Collaborating to Break the Cycle of Modern Slavery

Collaborating to Break the Cycle of Modern Slavery

Collaborating to Break the Cycle of Modern Slavery

Forty million men, women, and children remain in modern slavery today, of which twenty-five million are in forced labor and fifteen million in forced marriage. The majority are women and girls, including nearly all of the 4.8 million victims of forced sexual exploitation.

The first international convention on forced labor was adopted by the International Labor Organization (ILO) in 1930 (Convention 29). It states that forced labor is a “service which is exacted from any person under the menace of any penalty and for which the said person has not offered himself voluntarily.”

The world’s only tripartite multilateral organization, the ILO celebrated its centenary in 2019, marking one hundred years of governments, workers, and employers working together to achieve social justice. Its close collaboration with the U.S. Department of Labor over the past twenty-five years has helped to expand the International Program on the Elimination of Child Labor (IPEC) and bring ninety million children out of work.

Progress on forced labor has been slower, but the adoption in 2014 of a Protocol and Recommendation to Convention 29 has provided fresh impetus.
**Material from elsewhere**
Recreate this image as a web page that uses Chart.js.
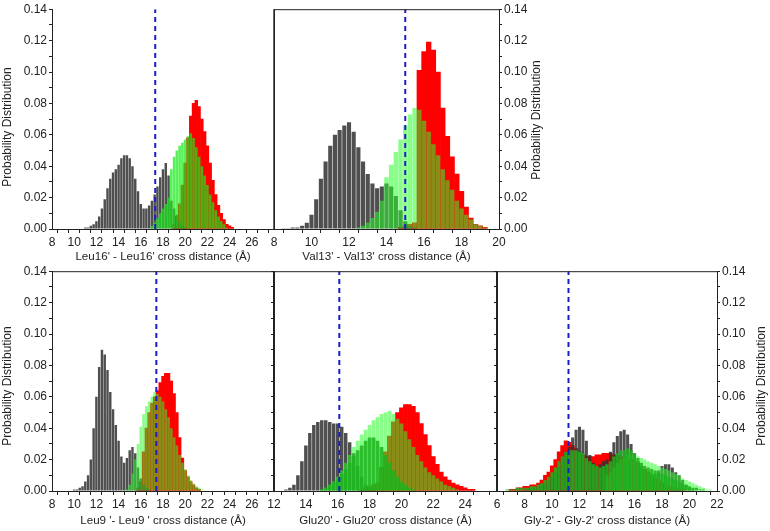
<!DOCTYPE html>
<html>
<head>
<meta charset="utf-8">
<script src="https://cdn.jsdelivr.net/npm/chart.js@4.4.0/dist/chart.umd.min.js"></script>
<style>
  html, body { margin: 0; padding: 0; background: #fff; }
  #fig { position: relative; width: 770px; height: 531px; overflow: hidden; }
  #fig canvas { position: absolute; }
</style>
</head>
<body>
<div id="fig">
  <canvas id="c0" width="282" height="264" style="left:0px;top:0px"></canvas>
  <canvas id="c1" width="283" height="264" style="left:262px;top:0px"></canvas>
  <canvas id="c2" width="282" height="269" style="left:0px;top:262px"></canvas>
  <canvas id="c3" width="243" height="269" style="left:262px;top:262px"></canvas>
  <canvas id="c4" width="285" height="269" style="left:485px;top:262px"></canvas>
</div>
<script>
// histogram bin width (Å)
const binWidth = 0.25;
const yMax = 0.14;
const yTitle = 'Probability Distribution';

const panelTitles = [
  "Leu16' - Leu16' cross distance (Å)",
  "Val13' - Val13' cross distance (Å)",
  "Leu9 '- Leu9 ' cross distance (Å)",
  "Glu20' - Glu20' cross distance (Å)",
  "Gly-2' - Gly-2' cross distance (Å)"
];
const xMins = [8, 8, 8, 12, 6];
const xMaxs = [28, 20, 28, 26, 22];
const cutoffs = [17.3, 15.0, 17.4, 16.1, 11.2];

// Leu16'
const leu16BlackFrom = 11.0;
const leu16Black = [0.001, 0.001, 0.002, 0.003, 0.005, 0.008, 0.013, 0.019, 0.026, 0.032, 0.036, 0.038, 0.041, 0.045, 0.047, 0.047, 0.045, 0.040, 0.032, 0.024, 0.016, 0.013, 0.013, 0.015, 0.018, 0.022, 0.027, 0.033, 0.038, 0.042, 0.034, 0.018, 0.013, 0.009, 0.005, 0.002, 0.001];
const leu16LightFrom = 17.0;
const leu16Light = [0.002, 0.004, 0.007, 0.010, 0.013, 0.016, 0.020, 0.038, 0.046, 0.050, 0.053, 0.055, 0.057, 0.059, 0.061, 0.058, 0.052, 0.046, 0.040, 0.034, 0.028, 0.022, 0.017, 0.012, 0.008, 0.005, 0.003, 0.001];
const leu16RedFrom = 19.0;
const leu16Red = [0.003, 0.008, 0.016, 0.028, 0.042, 0.058, 0.072, 0.080, 0.082, 0.078, 0.070, 0.062, 0.053, 0.042, 0.031, 0.022, 0.015, 0.010, 0.006, 0.003, 0.002, 0.001];

// Val13'
const val13BlackFrom = 8.5;
const val13Black = [0.0005, 0.0005, 0.001, 0.001, 0.002, 0.004, 0.009, 0.019, 0.032, 0.043, 0.053, 0.060, 0.063, 0.066, 0.068, 0.062, 0.052, 0.043, 0.035, 0.029, 0.026, 0.027, 0.029, 0.027, 0.021, 0.012, 0.005, 0.002, 0.001];
const val13LightFrom = 12.5;
const val13Light = [0.001, 0.002, 0.004, 0.007, 0.011, 0.018, 0.033, 0.041, 0.049, 0.057, 0.066, 0.073, 0.077, 0.076, 0.069, 0.062, 0.054, 0.047, 0.038, 0.031, 0.025, 0.018, 0.013, 0.009, 0.006, 0.003, 0.002, 0.001];
const val13RedFrom = 14.75;
const val13Red = [0.001, 0.002, 0.003, 0.004, 0.101, 0.113, 0.119, 0.114, 0.100, 0.077, 0.059, 0.046, 0.035, 0.024, 0.014, 0.007, 0.003, 0.002, 0.001];

// Leu9'
const leu9BlackFrom = 10.0;
const leu9Black = [0.001, 0.001, 0.002, 0.003, 0.006, 0.010, 0.020, 0.040, 0.060, 0.079, 0.090, 0.087, 0.077, 0.063, 0.052, 0.042, 0.032, 0.022, 0.018, 0.021, 0.026, 0.028, 0.024, 0.015, 0.008, 0.004, 0.002, 0.001];
const leu9LightFrom = 14.75;
const leu9Light = [0.001, 0.004, 0.011, 0.020, 0.030, 0.041, 0.049, 0.054, 0.057, 0.060, 0.063, 0.062, 0.060, 0.057, 0.052, 0.047, 0.040, 0.034, 0.029, 0.023, 0.018, 0.014, 0.010, 0.007, 0.005, 0.003, 0.002, 0.001];
const leu9RedFrom = 15.75;
const leu9Red = [0.002, 0.006, 0.025, 0.040, 0.050, 0.056, 0.060, 0.064, 0.069, 0.073, 0.075, 0.075, 0.070, 0.062, 0.050, 0.034, 0.021, 0.013, 0.009, 0.006, 0.004, 0.002, 0.001];

// Glu20'
const glu20BlackFrom = 12.75;
const glu20Black = [0.001, 0.002, 0.004, 0.010, 0.019, 0.029, 0.037, 0.042, 0.044, 0.045, 0.045, 0.044, 0.043, 0.043, 0.041, 0.037, 0.031, 0.024, 0.016, 0.009, 0.004, 0.002, 0.001];
const glu20GreenFrom = 15.0;
const glu20Green = [0.001, 0.002, 0.004, 0.006, 0.008, 0.011, 0.014, 0.018, 0.022, 0.026, 0.029, 0.032, 0.034, 0.034, 0.032, 0.028, 0.023, 0.018, 0.013, 0.009, 0.006, 0.004, 0.002, 0.001];
const glu20LightFrom = 15.0;
const glu20Light = [0.001, 0.002, 0.004, 0.006, 0.009, 0.013, 0.018, 0.023, 0.028, 0.032, 0.036, 0.039, 0.042, 0.045, 0.047, 0.049, 0.050, 0.051, 0.049, 0.046, 0.043, 0.038, 0.033, 0.028, 0.023, 0.019, 0.015, 0.012, 0.010, 0.008, 0.006, 0.004, 0.003, 0.002, 0.001];
const glu20RedFrom = 17.5;
const glu20Red = [0.001, 0.002, 0.003, 0.004, 0.005, 0.015, 0.025, 0.035, 0.044, 0.050, 0.053, 0.055, 0.055, 0.054, 0.050, 0.043, 0.036, 0.029, 0.022, 0.017, 0.012, 0.009, 0.007, 0.005, 0.004, 0.003, 0.002, 0.001, 0.001];

// Gly-2'
const gly2RedFrom = 7.0;
const gly2Red = [0.001, 0.001, 0.002, 0.002, 0.003, 0.003, 0.004, 0.004, 0.005, 0.007, 0.010, 0.012, 0.016, 0.020, 0.025, 0.029, 0.032, 0.031, 0.029, 0.027, 0.025, 0.023, 0.022, 0.022, 0.022, 0.023, 0.023, 0.024, 0.024, 0.024, 0.023, 0.023, 0.022, 0.022, 0.021, 0.020, 0.019, 0.018, 0.016, 0.014, 0.012, 0.010, 0.008, 0.007, 0.005, 0.004, 0.003, 0.002, 0.002, 0.001, 0.001];
const gly2BlackFrom = 8.0;
const gly2Black = [0.001, 0.001, 0.002, 0.002, 0.003, 0.004, 0.005, 0.007, 0.009, 0.012, 0.016, 0.021, 0.025, 0.028, 0.034, 0.039, 0.041, 0.039, 0.032, 0.023, 0.018, 0.016, 0.017, 0.019, 0.020, 0.025, 0.031, 0.035, 0.038, 0.039, 0.036, 0.030, 0.024, 0.019, 0.016, 0.014, 0.012, 0.011, 0.011, 0.013, 0.016, 0.017, 0.017, 0.015, 0.012, 0.010, 0.007, 0.004, 0.002, 0.001];
const gly2GreenFrom = 6.75;
const gly2Green = [0.001, 0.001, 0.001, 0.002, 0.002, 0.002, 0.002, 0.003, 0.003, 0.004, 0.005, 0.007, 0.009, 0.012, 0.015, 0.019, 0.022, 0.025, 0.026, 0.026, 0.026, 0.025, 0.024, 0.021, 0.019, 0.017, 0.016, 0.015, 0.016, 0.017, 0.019, 0.022, 0.024, 0.026, 0.026, 0.027, 0.026, 0.024, 0.021, 0.018, 0.016, 0.015, 0.014, 0.013, 0.012, 0.011, 0.010, 0.009, 0.008, 0.007, 0.006, 0.005, 0.004, 0.003, 0.002, 0.002, 0.001, 0.001];
const gly2LightFrom = 14.0;
const gly2Light = [0.010, 0.012, 0.015, 0.018, 0.020, 0.022, 0.023, 0.023, 0.023, 0.022, 0.021, 0.020, 0.019, 0.018, 0.017, 0.016, 0.015, 0.014, 0.013, 0.012, 0.011, 0.010, 0.008, 0.007, 0.006, 0.005, 0.004, 0.003, 0.002, 0.001, 0.001];

const colBlack = 'rgba(48,48,48,0.85)';
const colRed = 'rgb(255,0,0)';
const colLight = 'rgba(40,255,40,0.55)';
const colBright = 'rgba(25,235,25,0.72)';
const colGreen = 'rgba(30,180,30,0.85)';
const colCut = '#1c1cc8';
const axisColor = '#222';
const textColor = '#222';

Chart.defaults.font.family = '"Liberation Sans", Arial, sans-serif';
Chart.defaults.font.size = 12;

function bars(from, values, color, order, bp) {
  return {
    type: 'bar',
    data: values.map((v, i) => ({ x: from + i * binWidth, y: v })),
    backgroundColor: color,
    borderWidth: 0,
    grouped: false,
    barPercentage: bp,
    categoryPercentage: 1,
    order: order
  };
}

function yAxis(position, width, labels) {
  return {
    type: 'linear',
    position: position,
    min: 0,
    max: yMax,
    grid: { drawOnChartArea: false, tickLength: 3, color: axisColor },
    border: { color: axisColor },
    ticks: {
      stepSize: 0.01, autoSkip: false, padding: 2, color: textColor,
      callback: v => (labels && Math.round(v * 100) % 2 === 0) ? v.toFixed(2) : ''
    },
    afterFit: s => { s.width = width; }
  };
}

// borders that are not axes, and the rotated y titles
const framePlugin = {
  id: 'frame',
  afterDatasetsDraw(chart, args, opts) {
    const ctx = chart.ctx;
    const a = chart.chartArea;
    ctx.save();
    ctx.strokeStyle = opts.color || axisColor;
    ctx.lineWidth = 1;
    ctx.beginPath();
    if (opts.top) { ctx.moveTo(a.left, a.top + 0.5); ctx.lineTo(a.right, a.top + 0.5); }
    if (opts.left) { ctx.moveTo(a.left + 0.5, a.top); ctx.lineTo(a.left + 0.5, a.bottom); }
    if (opts.right) { ctx.moveTo(a.right - 0.5, a.top); ctx.lineTo(a.right - 0.5, a.bottom); }
    ctx.stroke();
    if (opts.title) {
      ctx.translate(opts.title.x, opts.title.y);
      ctx.rotate(-Math.PI / 2);
      ctx.fillStyle = textColor;
      ctx.font = '12px "Liberation Sans", Arial, sans-serif';
      ctx.textAlign = 'center';
      ctx.textBaseline = 'middle';
      ctx.fillText(yTitle, 0, 0);
    }
    ctx.restore();
  }
};

function panel(i, sets, o) {
  const datasets = sets.slice();
  datasets.push({
    type: 'line',
    data: [{ x: cutoffs[i], y: 0 }, { x: cutoffs[i], y: yMax }],
    borderColor: colCut,
    borderWidth: 2,
    borderDash: [5, 4],
    pointRadius: 0,
    order: 0
  });
  const scales = Object.assign({
    x: {
      type: 'linear',
      min: xMins[i],
      max: xMaxs[i],
      offset: false,
      grid: { drawOnChartArea: false, tickLength: 4, color: axisColor },
      border: { color: axisColor },
      ticks: {
        stepSize: 1, autoSkip: false, maxRotation: 0, padding: 2, color: textColor,
        callback: v => (v % 2 === 0 && v !== o.hideX) ? String(v) : ''
      },
      title: {
        display: true, text: panelTitles[i], color: textColor,
        font: { size: 11.6 }, padding: { top: 0, bottom: o.titlePad }
      },
      afterFit: s => { s.height = o.xHeight; }
    }
  }, o.yScales);
  return new Chart(document.getElementById('c' + i), {
    type: 'bar',
    data: { datasets: datasets },
    options: {
      responsive: false,
      devicePixelRatio: 1,
      animation: false,
      layout: { padding: o.padding },
      scales: scales,
      plugins: {
        legend: { display: false },
        tooltip: { enabled: false },
        frame: o.frame
      }
    },
    plugins: [framePlugin]
  });
}

// Leu16' (top left)
panel(0, [
  bars(leu16RedFrom, leu16Red, colRed, 4, 1),
  bars(leu16BlackFrom, leu16Black, colBlack, 3, 0.88),
  bars(leu16LightFrom, leu16Light, colBright, 2, 0.95)
], {
  hideX: 28, titlePad: 0, xHeight: 35,
  padding: { top: 6, right: 8, left: 0, bottom: 0 },
  yScales: { y: yAxis('left', 52, true) },
  frame: { right: true, color: '#666', title: { x: 7.5, y: 127 } }
});

// Val13' (top right)
panel(1, [
  bars(val13RedFrom, val13Red, colRed, 4, 1),
  bars(val13BlackFrom, val13Black, colBlack, 3, 0.88),
  bars(val13LightFrom, val13Light, colLight, 2, 0.95)
], {
  hideX: null, titlePad: 0, xHeight: 35,
  padding: { top: 6, right: 0, left: 12, bottom: 0 },
  yScales: { y: yAxis('right', 46, true) },
  frame: { top: true, left: true, title: { x: 275, y: 120 } }
});

// Leu9' (bottom left)
panel(2, [
  bars(leu9RedFrom, leu9Red, colRed, 4, 1),
  bars(leu9BlackFrom, leu9Black, colBlack, 3, 0.88),
  bars(leu9LightFrom, leu9Light, colLight, 2, 0.95)
], {
  hideX: 28, titlePad: 3, xHeight: 40,
  padding: { top: 7, right: 8, left: 0, bottom: 0 },
  yScales: { y: yAxis('left', 52, true) },
  frame: { top: true, right: true, title: { x: 7.5, y: 124 } }
});

// Glu20' (bottom middle)
panel(3, [
  bars(glu20RedFrom, glu20Red, colRed, 5, 1),
  bars(glu20BlackFrom, glu20Black, colBlack, 4, 0.88),
  bars(glu20LightFrom, glu20Light, colLight, 3, 0.95),
  bars(glu20GreenFrom, glu20Green, colGreen, 2, 0.95)
], {
  hideX: 26, titlePad: 3, xHeight: 40,
  padding: { top: 7, right: 8, left: 0, bottom: 0 },
  yScales: { y: yAxis('left', 12, false) },
  frame: { top: true, right: true }
});

// Gly-2' (bottom right)
panel(4, [
  bars(gly2RedFrom, gly2Red, colRed, 5, 1),
  bars(gly2BlackFrom, gly2Black, colBlack, 4, 0.88),
  bars(gly2LightFrom, gly2Light, colLight, 3, 0.95),
  bars(gly2GreenFrom, gly2Green, colGreen, 2, 0.95)
], {
  hideX: null, titlePad: 3, xHeight: 40,
  padding: { top: 7, right: 0, left: 0, bottom: 0 },
  yScales: { y: yAxis('left', 12, false), y2: yAxis('right', 53, true) },
  frame: { top: true, title: { x: 277, y: 124 } }
});
</script>
</body>
</html>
It sends a clear message to all stakeholders and countries that forced labor and human trafficking are serious human rights violations and crimes and need to be dealt with as such.

The ILO, the International Organisation of Employers, and the International Trade Union Confederation organized the “50 for Freedom Campaign” aimed at expanding ratification of the 2014 Protocol on Forced Labor.

The campaign reached its goal just last week, on March 17, when the protocol received its fiftieth ratification. Fifty member states from all parts of the world have now committed to “develop[ing] a national policy and plan of action for the effective and sustained suppression of forced or compulsory labor in consultation with employers’ and workers’ organizations.”

Nevertheless, the challenge remains daunting. The COVID-19 pandemic, armed conflict, climate change, and natural disasters have put the most vulnerable members of our societies, including migrants, at greater risk. They often face physical and sexual violence as part of an atmosphere of coercion and intimidation, which can include the withholding of wages or important documents like passports, or debt bondage resulting from recruitment costs.